- Diocese: Diocese of Greensburg
- Elected: June 23, 2020
- Predecessor: Douglas Robert Nowicki
- Previous post: President of Saint Vincent College

Orders
- Ordination: May 25, 1985 by William G. Connare

Personal details
- Born: November 14, 1955 (age 70) Barberton, Ohio, United States
- Denomination: Catholic
- Alma mater: University of Akron
- Motto: Brothers together as one Psalm 132/133
- Coat of arms: Martin de Porres Bartel's coat of arms

= Martin Bartel =

American monk and priest (born 1955)

Martin de Porres Bartel (born 1955) is an American Benedictine monk and Catholic priest, elected in 2020 to serve as the twelfth Archabbot of Saint Vincent Archabbey in Latrobe, Pennsylvania.

== Life and career ==
Born on November 14, 1955, in Barberton, Ohio to Robert and Clara (née Weigand) Bartel Sr., the second-youngest of ten children. He graduated from Barberton High School in 1974 and Temple University in 1979. Bartel made his simple profession of vows as a monk of Saint Vincent Archabbey on July 10, 1980, solemn profession of vows on July 11, 1983, and was ordained a priest on May 25, 1985, by Bishop William G. Connare of the Diocese of Greensburg. He served in various administrative roles at St. Vincent College, including as assistant controller, assistant treasurer, and acting academic dean. On June 23, 2020, he was elected archabbot to succeed Douglas Robert Nowicki.

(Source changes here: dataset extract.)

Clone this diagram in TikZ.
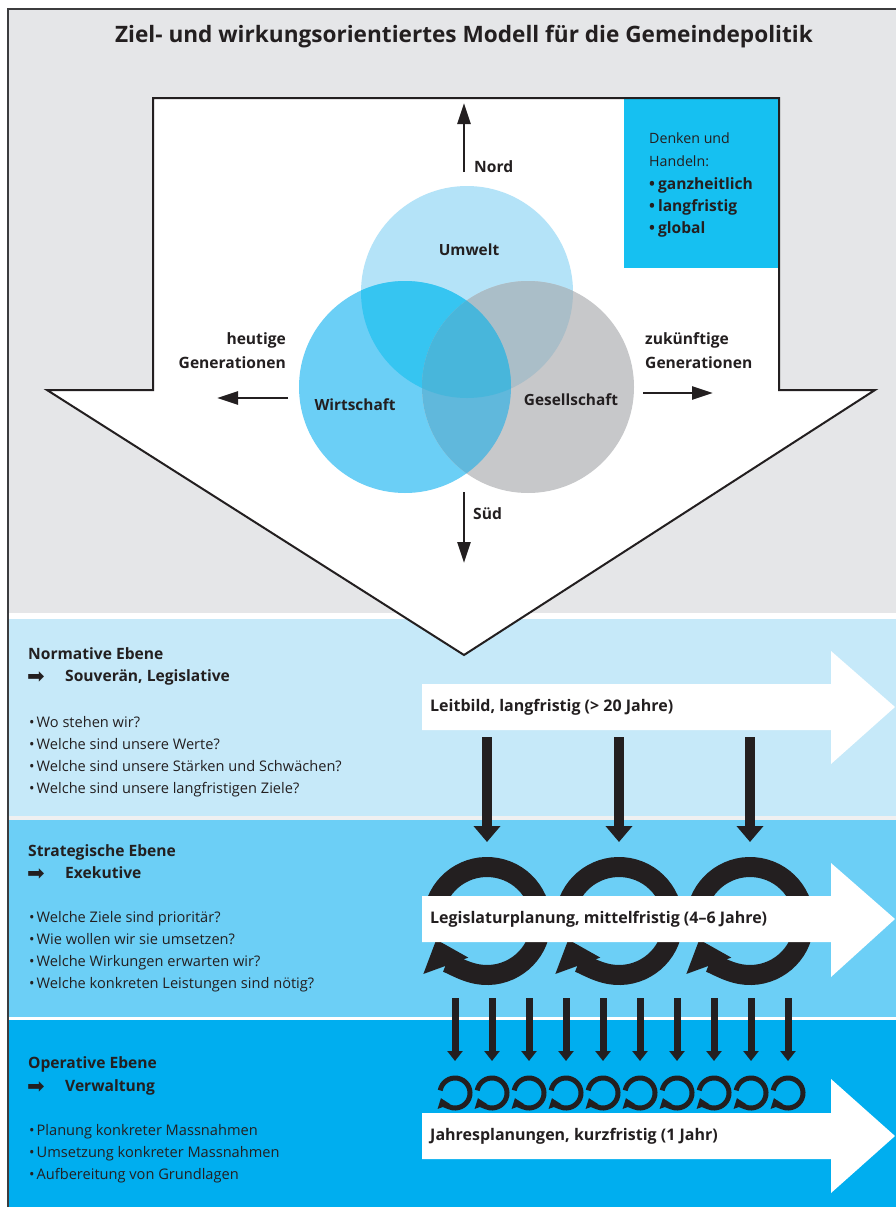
\documentclass[tikz,border=0pt]{standalone}
\usepackage{fontspec}
\setmainfont{Open Sans}
\newfontfamily\symfont{DejaVu Sans}
\usetikzlibrary{arrows.meta,calc}

\definecolor{ink}{HTML}{231F20}
\definecolor{rahmen}{HTML}{3C3C3E}
\definecolor{bgGrau}{HTML}{E5E6E8}
\definecolor{bandA}{HTML}{C6E9F9}
\definecolor{bandB}{HTML}{6CCFF6}
\definecolor{bandC}{HTML}{00AEEF}
\definecolor{denkBlau}{HTML}{16C0F1}
\definecolor{umweltCol}{HTML}{B4E3F8}
\definecolor{wirtCol}{HTML}{6BCFF6}
\definecolor{gesCol}{HTML}{C7C8CA}
\definecolor{uwCol}{HTML}{36C5F1}
\definecolor{ugCol}{HTML}{AABEC8}
\definecolor{wgCol}{HTML}{60B8DC}
\definecolor{uwgCol}{HTML}{48B6DB}

\begin{document}
\begin{tikzpicture}[x=1pt, y=1pt,
  ebeneText/.style={font=\bfseries\fontsize{15.6}{18}\selectfont, text=ink,
                    anchor=base west, inner sep=0pt},
  frageText/.style={font=\fontsize{14.6}{16}\selectfont, text=ink,
                    anchor=base west, inner sep=0pt},
  kreisText/.style={font=\bfseries\fontsize{15.4}{18}\selectfont, text=ink,
                    anchor=base, inner sep=0pt},
  bandText/.style={font=\bfseries\fontsize{16}{18}\selectfont, text=ink,
                   anchor=west, inner sep=0pt},
  pfeilZeichen/.style={font=\symfont\fontsize{21}{22}\selectfont, text=ink,
                       anchor=base west, inner sep=0pt},
  richtung/.style={draw=ink, line width=2.6pt,
                   -{Triangle[length=21pt,width=13pt]}},
  grossPfeil/.style={draw=ink, line width=10pt,
                     -{Triangle[length=16pt,width=26pt]}},
  kleinPfeil/.style={draw=ink, line width=7pt,
                     -{Triangle[length=10pt,width=15pt]}},
  grossRing/.style={draw=ink, line width=20pt,
                    -{Triangle[length=28pt,width=46pt]}},
  kleinRing/.style={draw=ink, line width=5pt,
                    -{Triangle[length=9pt,width=13pt]}}
]
  \useasboundingbox (0,0) rectangle (896,-1207);
  \fill[white] (0,0) rectangle (896,-1207);

  % Hintergrund und Ebenen
  \fill[bgGrau] (8,-9) rectangle (896,-613);
  \fill[bandA] (8,-619) rectangle (896,-816);
  \fill[bgGrau!60!white] (8,-816) rectangle (896,-820);
  \fill[bandB] (8,-820) rectangle (896,-1017);
  \fill[bandC] (8,-1020) rectangle (896,-1207);
  \draw[rahmen, line width=1.5pt] (8,-1215) -- (8,-9) -- (905,-9);

  % Titel
  \node[font=\bfseries\fontsize{22.6}{26}\selectfont, text=ink, anchor=base]
    (titel) at (464,-43) {Ziel- und wirkungsorientiertes Modell für die Gemeindepolitik};

  % Grosser Pfeil nach unten
  \coordinate (spitze) at (464,-655);
  \fill[white] (153,-98) -- (779,-98) -- (779,-390) -- (875,-390) -- (spitze)
    -- (47,-390) -- (153,-390) -- cycle;
  \fill[denkBlau] (624,-98) rectangle (779,-268);
  \draw[ink, line width=2pt, line join=miter] (153,-98) -- (779,-98) -- (779,-390)
    -- (875,-390) -- (spitze) -- (47,-390) -- (153,-390) -- cycle;

  % Denken und Handeln
  \node[frageText, font=\fontsize{14.2}{16}\selectfont] (denk1) at (649,-143) {Denken und};
  \node[frageText, font=\fontsize{14.2}{16}\selectfont] (denk2) at (649,-166) {Handeln:};
  \foreach \txt [count=\i] in {ganzheitlich, langfristig, global}
    \node[ebeneText] (denkP\i) at (649,-189-22*\i+22) {•\hspace{3pt}\txt};

  % Drei Kreise
  \coordinate (U) at (467,-292);
  \coordinate (W) at (405,-387);
  \coordinate (G) at (528,-387);
  \fill[umweltCol] (U) circle[radius=106];
  \fill[wirtCol] (W) circle[radius=106];
  \fill[gesCol] (G) circle[radius=106];
  \begin{scope}
    \clip (U) circle[radius=106];
    \fill[uwCol] (W) circle[radius=106];
    \fill[ugCol] (G) circle[radius=106];
  \end{scope}
  \begin{scope}
    \clip (W) circle[radius=106];
    \fill[wgCol] (G) circle[radius=106];
    \clip (U) circle[radius=106];
    \fill[uwgCol] (G) circle[radius=106];
  \end{scope}
  \node[kreisText] (umwelt) at (469,-255) {Umwelt};
  \node[kreisText] (wirtschaft) at (355,-410) {Wirtschaft};
  \node[kreisText] (gesellschaft) at (571,-405) {Gesellschaft};

  % Himmelsrichtungen
  \coordinate (nordA) at (464,-172);
  \coordinate (nordB) at (464,-103);
  \coordinate (suedA) at (464,-492);
  \coordinate (suedB) at (464,-563);
  \coordinate (westA) at (288,-398);
  \coordinate (westB) at (217,-398);
  \coordinate (ostA) at (643,-393);
  \coordinate (ostB) at (713,-393);
  \draw[richtung] (nordA) -- (nordB);
  \draw[richtung] (suedA) -- (suedB);
  \draw[richtung] (westA) -- (westB);
  \draw[richtung] (ostA) -- (ostB);
  \node[ebeneText] (nord) at (474,-172) {Nord};
  \node[ebeneText] (sued) at (473,-519) {Süd};
  \node[ebeneText, anchor=base east] (heute1) at (286,-344) {heutige};
  \node[ebeneText, anchor=base east] (heute2) at (286,-368) {Generationen};
  \node[ebeneText] (zukunft1) at (645,-344) {zukünftige};
  \node[ebeneText] (zukunft2) at (645,-368) {Generationen};

  % Normative Ebene
  \node[ebeneText] (normativ) at (28,-659) {Normative Ebene};
  \node[pfeilZeichen] (normPf) at (27,-683) {➡};
  \node[ebeneText] (souveraen) at (65,-681) {Souverän, Legislative};
  \foreach \txt [count=\i] in {Wo stehen wir?, Welche sind unsere Werte?,
      Welche sind unsere Stärken und Schwächen?, Welche sind unsere langfristigen Ziele?}
    \node[frageText] (normF\i) at (29,-705-22*\i) {•\hspace{2pt}\txt};

  % Strategische Ebene
  \node[ebeneText] (strategisch) at (28,-856) {Strategische Ebene};
  \node[pfeilZeichen] (stratPf) at (27,-880) {➡};
  \node[ebeneText] (exekutive) at (65,-878) {Exekutive};
  \foreach \txt [count=\i] in {Welche Ziele sind prioritär?, Wie wollen wir sie umsetzen?,
      Welche Wirkungen erwarten wir?, Welche konkreten Leistungen sind nötig?}
    \node[frageText] (stratF\i) at (29,-900-22*\i) {•\hspace{2pt}\txt};

  % Operative Ebene
  \node[ebeneText] (operativ) at (28,-1068) {Operative Ebene};
  \node[pfeilZeichen] (opPf) at (27,-1093) {➡};
  \node[ebeneText] (verwaltung) at (65,-1091) {Verwaltung};
  \foreach \txt [count=\i] in {Planung konkreter Massnahmen, Umsetzung konkreter Massnahmen,
      Aufbereitung von Grundlagen}
    \node[frageText] (opF\i) at (29,-1113-22*\i) {•\hspace{2pt}\txt};

  % Kreislaeufe (mittelfristig)
  \foreach \x [count=\i] in {487,619,750} {
    \coordinate (ring\i) at (\x,-921);
    \draw[grossRing] (ring\i) ++(170:54) arc[start angle=170, end angle=-160, radius=54];
  }
  % Kreislaeufe (kurzfristig)
  \foreach \i in {1,...,10} {
    \coordinate (kring\i) at (418+37*\i,-1093);
    \draw[kleinRing] (kring\i) ++(170:15) arc[start angle=170, end angle=-160, radius=15];
  }

  % Zeitpfeile
  \fill[white] (422,-684) -- (831,-684) -- (831,-651) -- (895,-707) -- (831,-764)
    -- (831,-730) -- (422,-730) -- cycle;
  \node[bandText] (leitbild) at (430,-707) {Leitbild, langfristig (> 20 Jahre)};
  \fill[white] (422,-896) -- (831,-896) -- (831,-863) -- (895,-919) -- (831,-977)
    -- (831,-942) -- (422,-942) -- cycle;
  \node[bandText] (legislatur) at (430,-919) {Legislaturplanung, mittelfristig (4–6 Jahre)};
  \fill[white] (422,-1113) -- (831,-1113) -- (831,-1079) -- (895,-1136) -- (831,-1193)
    -- (831,-1159) -- (422,-1159) -- cycle;
  \node[bandText] (jahr) at (430,-1136) {Jahresplanungen, kurzfristig (1 Jahr)};

  % Pfeile zwischen den Ebenen
  \foreach \i in {1,2,3}
    \draw[grossPfeil] (ring\i |- 0,-737) -- (ring\i |- 0,-842);
  \foreach \i in {1,...,10}
    \draw[kleinPfeil] (kring\i |- 0,-998) -- (kring\i |- 0,-1061);
\end{tikzpicture}
\end{document}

His abbatial motto is "Brothers together as one", from Psalm 132/133. Previously, Bartel had served as pastor of several parishes in the Diocese of Pittsburgh and the Diocese of Greensburg. He previously served as the President of Saint Vincent College from 1995 to 2000, and also sat on the board of directors of Serra Catholic High School in McKeesport, Pennsylvania.